I agree that we are approaching sailing from a different perspective. I really don''t expect new comers to use the proper terms when the ask questions. But by the same token, new comers, (At least those who want to learn the correct terminology) won''t learn if we, more experienced sailors, don''t pass along the proper vocabulary. While the Shockcord/Bungee cord, Fender/Bumper examples are distinctions without a material difference, such distinctions as guy vs sheet or the proper names of sailing rigs, are meaningful and should be passed along accurately.
And I too extend my best wishes to you for a Merry Christmas and if you ever get to Annapolis, the beer is on me.
Ahoy gentlemen, merry christmas to all and too all a good bungee.
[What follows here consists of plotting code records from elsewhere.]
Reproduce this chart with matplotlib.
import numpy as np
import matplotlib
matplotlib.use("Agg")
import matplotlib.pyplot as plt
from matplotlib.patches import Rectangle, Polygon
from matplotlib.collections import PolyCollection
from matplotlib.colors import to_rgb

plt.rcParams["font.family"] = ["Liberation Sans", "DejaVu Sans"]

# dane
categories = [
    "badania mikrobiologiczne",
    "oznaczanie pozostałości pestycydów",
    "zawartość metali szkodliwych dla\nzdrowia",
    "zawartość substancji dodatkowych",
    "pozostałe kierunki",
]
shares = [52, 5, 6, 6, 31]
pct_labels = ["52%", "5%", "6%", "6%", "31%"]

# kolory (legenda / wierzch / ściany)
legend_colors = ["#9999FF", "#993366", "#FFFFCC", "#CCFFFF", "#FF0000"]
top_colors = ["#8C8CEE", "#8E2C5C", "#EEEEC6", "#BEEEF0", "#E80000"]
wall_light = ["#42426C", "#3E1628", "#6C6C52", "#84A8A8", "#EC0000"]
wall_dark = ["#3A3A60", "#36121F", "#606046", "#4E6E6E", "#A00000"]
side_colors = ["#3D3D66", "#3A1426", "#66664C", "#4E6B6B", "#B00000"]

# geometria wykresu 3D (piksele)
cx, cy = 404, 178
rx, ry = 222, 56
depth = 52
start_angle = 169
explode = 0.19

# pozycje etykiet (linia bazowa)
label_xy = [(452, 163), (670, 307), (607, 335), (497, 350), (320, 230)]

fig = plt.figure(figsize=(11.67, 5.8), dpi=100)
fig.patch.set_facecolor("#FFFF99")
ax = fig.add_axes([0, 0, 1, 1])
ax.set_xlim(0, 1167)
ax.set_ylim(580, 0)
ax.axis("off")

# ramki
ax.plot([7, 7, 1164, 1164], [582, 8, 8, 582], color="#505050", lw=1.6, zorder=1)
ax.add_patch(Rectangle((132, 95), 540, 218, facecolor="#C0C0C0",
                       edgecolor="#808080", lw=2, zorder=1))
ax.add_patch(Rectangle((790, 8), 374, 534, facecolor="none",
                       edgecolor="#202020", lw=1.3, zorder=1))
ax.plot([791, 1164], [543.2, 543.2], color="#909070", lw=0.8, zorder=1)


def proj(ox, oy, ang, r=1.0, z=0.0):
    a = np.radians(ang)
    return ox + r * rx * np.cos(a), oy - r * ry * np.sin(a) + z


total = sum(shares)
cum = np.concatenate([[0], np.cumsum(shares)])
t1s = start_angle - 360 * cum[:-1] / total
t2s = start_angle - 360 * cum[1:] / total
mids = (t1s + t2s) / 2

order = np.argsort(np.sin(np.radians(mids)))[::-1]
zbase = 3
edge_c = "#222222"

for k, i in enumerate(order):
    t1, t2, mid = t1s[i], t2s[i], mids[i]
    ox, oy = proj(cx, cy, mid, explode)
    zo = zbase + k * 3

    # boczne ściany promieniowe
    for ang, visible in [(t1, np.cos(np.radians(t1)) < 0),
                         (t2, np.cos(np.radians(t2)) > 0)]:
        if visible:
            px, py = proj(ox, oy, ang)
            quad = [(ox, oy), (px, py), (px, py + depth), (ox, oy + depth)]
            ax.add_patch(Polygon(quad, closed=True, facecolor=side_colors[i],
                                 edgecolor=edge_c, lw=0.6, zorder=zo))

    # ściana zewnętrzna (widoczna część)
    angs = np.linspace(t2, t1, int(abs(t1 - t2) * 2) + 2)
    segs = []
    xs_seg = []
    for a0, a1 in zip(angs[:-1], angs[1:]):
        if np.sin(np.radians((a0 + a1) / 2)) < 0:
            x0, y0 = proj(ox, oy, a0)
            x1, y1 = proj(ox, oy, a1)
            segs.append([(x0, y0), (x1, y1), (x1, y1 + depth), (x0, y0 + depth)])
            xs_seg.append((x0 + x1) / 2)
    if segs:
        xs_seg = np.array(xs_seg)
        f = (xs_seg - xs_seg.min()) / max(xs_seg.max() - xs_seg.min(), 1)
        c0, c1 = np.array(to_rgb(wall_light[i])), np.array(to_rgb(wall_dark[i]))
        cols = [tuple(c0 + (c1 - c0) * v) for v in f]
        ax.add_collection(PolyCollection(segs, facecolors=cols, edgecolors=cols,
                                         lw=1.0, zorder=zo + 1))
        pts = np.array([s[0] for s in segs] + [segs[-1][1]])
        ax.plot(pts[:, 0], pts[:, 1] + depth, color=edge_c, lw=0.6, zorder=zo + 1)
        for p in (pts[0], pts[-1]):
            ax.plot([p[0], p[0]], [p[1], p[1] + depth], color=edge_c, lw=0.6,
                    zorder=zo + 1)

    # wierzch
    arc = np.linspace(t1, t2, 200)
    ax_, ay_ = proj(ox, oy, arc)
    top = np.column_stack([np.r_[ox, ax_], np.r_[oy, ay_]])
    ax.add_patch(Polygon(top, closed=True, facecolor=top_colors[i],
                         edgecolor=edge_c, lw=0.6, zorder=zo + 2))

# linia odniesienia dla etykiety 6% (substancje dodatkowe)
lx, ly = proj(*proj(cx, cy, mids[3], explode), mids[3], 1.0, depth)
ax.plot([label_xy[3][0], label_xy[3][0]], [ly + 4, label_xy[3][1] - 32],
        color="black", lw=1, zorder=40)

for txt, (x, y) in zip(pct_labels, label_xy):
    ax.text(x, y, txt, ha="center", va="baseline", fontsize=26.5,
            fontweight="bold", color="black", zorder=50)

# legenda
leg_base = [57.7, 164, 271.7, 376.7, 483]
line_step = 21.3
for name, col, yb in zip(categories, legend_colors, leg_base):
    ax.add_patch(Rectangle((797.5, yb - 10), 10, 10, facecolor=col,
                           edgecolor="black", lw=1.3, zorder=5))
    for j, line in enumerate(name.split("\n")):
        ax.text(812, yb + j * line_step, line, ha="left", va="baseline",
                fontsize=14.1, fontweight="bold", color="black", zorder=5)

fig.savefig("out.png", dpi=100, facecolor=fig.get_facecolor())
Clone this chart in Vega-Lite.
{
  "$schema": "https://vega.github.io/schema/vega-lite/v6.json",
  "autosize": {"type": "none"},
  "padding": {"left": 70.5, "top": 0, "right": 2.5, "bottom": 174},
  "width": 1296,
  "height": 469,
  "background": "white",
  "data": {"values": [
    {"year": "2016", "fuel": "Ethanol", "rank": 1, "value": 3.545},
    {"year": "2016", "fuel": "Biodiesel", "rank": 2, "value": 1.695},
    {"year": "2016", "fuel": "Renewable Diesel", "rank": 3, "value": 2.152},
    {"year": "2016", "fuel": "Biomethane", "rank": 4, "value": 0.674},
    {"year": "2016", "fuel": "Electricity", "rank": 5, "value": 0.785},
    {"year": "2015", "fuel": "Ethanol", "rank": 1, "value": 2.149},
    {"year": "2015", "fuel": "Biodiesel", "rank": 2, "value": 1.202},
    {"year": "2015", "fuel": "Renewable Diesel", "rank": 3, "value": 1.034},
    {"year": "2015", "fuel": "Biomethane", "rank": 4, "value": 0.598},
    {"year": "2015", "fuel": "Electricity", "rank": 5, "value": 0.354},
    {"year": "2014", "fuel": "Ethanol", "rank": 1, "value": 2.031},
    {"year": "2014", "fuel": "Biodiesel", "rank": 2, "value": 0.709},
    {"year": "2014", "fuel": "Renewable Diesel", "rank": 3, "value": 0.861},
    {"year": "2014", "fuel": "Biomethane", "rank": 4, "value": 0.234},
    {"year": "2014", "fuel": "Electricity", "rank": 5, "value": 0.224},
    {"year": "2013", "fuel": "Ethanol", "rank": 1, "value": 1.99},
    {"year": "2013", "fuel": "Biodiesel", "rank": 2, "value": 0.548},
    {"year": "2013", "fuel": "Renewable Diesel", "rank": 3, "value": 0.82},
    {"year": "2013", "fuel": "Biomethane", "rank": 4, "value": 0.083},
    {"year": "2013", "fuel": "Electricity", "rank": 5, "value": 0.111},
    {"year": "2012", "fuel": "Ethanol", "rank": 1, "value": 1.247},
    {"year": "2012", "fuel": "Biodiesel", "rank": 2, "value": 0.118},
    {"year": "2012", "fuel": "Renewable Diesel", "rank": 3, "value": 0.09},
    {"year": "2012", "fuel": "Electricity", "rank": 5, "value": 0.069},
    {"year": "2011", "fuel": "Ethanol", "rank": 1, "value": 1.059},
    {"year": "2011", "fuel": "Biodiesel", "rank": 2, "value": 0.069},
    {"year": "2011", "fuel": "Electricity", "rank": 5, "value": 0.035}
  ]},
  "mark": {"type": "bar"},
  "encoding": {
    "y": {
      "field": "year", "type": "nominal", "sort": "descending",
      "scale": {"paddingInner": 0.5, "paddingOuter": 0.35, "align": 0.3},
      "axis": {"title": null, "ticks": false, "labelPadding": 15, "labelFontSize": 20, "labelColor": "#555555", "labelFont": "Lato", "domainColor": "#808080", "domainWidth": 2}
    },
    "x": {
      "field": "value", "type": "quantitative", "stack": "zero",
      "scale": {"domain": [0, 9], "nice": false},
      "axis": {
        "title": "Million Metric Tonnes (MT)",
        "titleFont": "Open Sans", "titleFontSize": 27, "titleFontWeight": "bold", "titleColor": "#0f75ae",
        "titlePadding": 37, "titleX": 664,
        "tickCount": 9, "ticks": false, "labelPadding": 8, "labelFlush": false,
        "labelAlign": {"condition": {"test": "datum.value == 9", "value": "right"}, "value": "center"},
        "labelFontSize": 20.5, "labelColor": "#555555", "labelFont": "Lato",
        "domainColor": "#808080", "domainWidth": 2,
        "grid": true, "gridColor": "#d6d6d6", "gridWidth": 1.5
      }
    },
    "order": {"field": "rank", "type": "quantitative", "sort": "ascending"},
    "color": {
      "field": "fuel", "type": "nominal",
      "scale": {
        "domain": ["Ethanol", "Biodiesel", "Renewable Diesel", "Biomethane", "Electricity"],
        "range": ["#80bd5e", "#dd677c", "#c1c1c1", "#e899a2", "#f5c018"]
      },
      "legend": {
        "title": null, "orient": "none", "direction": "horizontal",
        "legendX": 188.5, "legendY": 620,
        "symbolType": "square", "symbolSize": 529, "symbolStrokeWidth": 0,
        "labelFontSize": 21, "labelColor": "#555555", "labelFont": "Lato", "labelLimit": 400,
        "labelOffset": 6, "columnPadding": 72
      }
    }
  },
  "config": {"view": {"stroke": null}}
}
Ha!Ha! I would remind the original author to keep in mind there are as many names for the wonderfull invention you mention as there are names for it and twice as many good opinions to boot. I use the cheapest bungees I can find generally because they all wear out and more often or not they are shot overboard long before this and I curse a lot less when this happens. As to Jeff-H''s terminology he is correct and what he may lack in bedside manner is fully made up for in pure intent of his love of sailing. JEFryar has a point as well so keep pushing us all for the info you need. I am a traditional sailor in many respects except where sound technology has made the grade through tested use. (Roller furling being as yet to make the grade except for racers and bay cruisers) Bungees are tried and true and will be an essential part of sailing until roller furling shock cords are invented. Sailing alone in Charlotte harbor, Big Red56.
Congratulations for settling your difference of opinion in a graceful and respectful way. As I was following the thread, I dreaded seeing it turn into a two-way tirade (and losing the point of the thread, which was the earnest question being posed), as happens so often in the impersonal world of on-line communications. But you two reminded us that above all, sailing is a sport for gentlemen (and gentle-women), and that giving each other a wide berth when on the same tack is the first rule of true seamanship.